Your BMR or basal metabolic rate is the amount of calories your body burns at rest, performing all of your normal bodily functions, without any additional activity on top. This can be estimated using a calculator that takes into consideration a number of factors such as your height, weight, sex and age.

This number however is not the total amount of calories you burn throughout the day, and may be significantly lower.



Your total daily energy expenditure, is the sum of your BMR plus all of the other activities you perform throughout the day, these include but are not limited to- exercise, work, digestion and general movement.

Essentially your TDEE is the bill you get for everything you do, each day. If we overpay (by consuming more calories than we’ve burned) we can think of the ‘tip’ we leave as the amount we store as body fat. If we underpay then we’re in the kitchen washing dishes to make up the difference… These dishes are us burning body fat.

You can estimate your TDEE using various online calculators that add a multiplier to you BMR according to your predicted levels of activity, or by wearing a fitness tracker.

Be aware though, both of these methods only offer a prediction.



A calorie deficit is the state we find ourselves in when we consume fewer calories than we burn. As stated above, in this position of ‘underpaying our energy bill’ our body is forced to release stored body fat into our blood stream for energy. The greater a deficit we create (ie. the fewer calories we consume in relation to our activity level), the more body fat we are forced to call upon for energy.

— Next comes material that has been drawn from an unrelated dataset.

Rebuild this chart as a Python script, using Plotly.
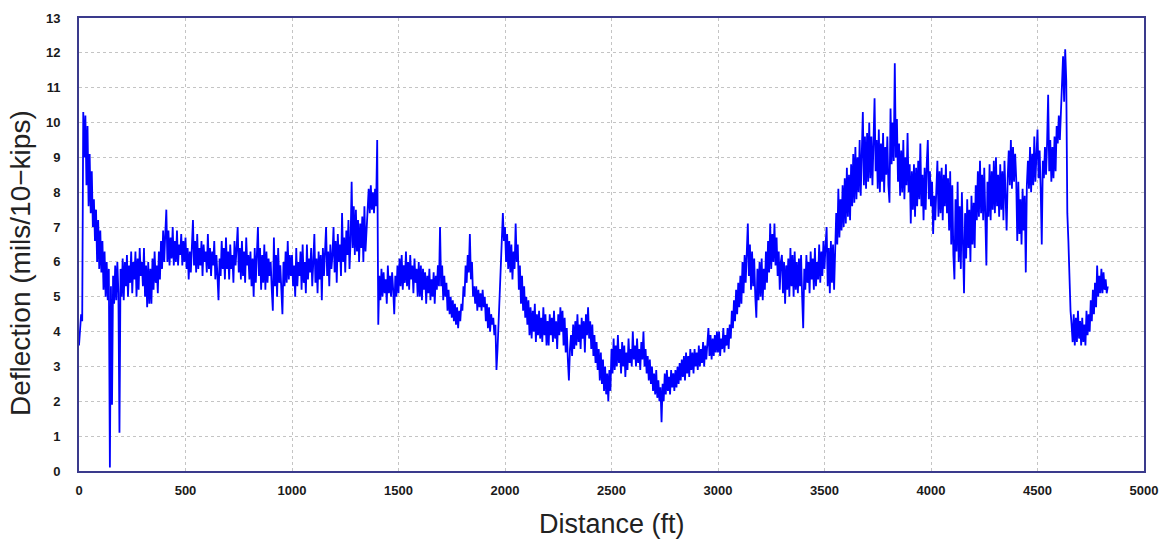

HOWEVER a larger deficit can leave you feeling lethargic, hungry and can be potentially dangerous. If your goal is to lose body fat the healthiest approach is to ensure that the size of your deficit is manageable, sustainable and doesn’t leave you feeling restricted.

1lb of fat contains around 3500 calories, so a consistent calorie deficit of 500 calories a day, over the course of a week (7x5 equalling 3500) should theoretically amount to 1lb of body fat being burned.

Depending on the make up of your diet, you may lose more weight in the form of water and muscle, so keep in mind that the number on the scales never paints the full picture.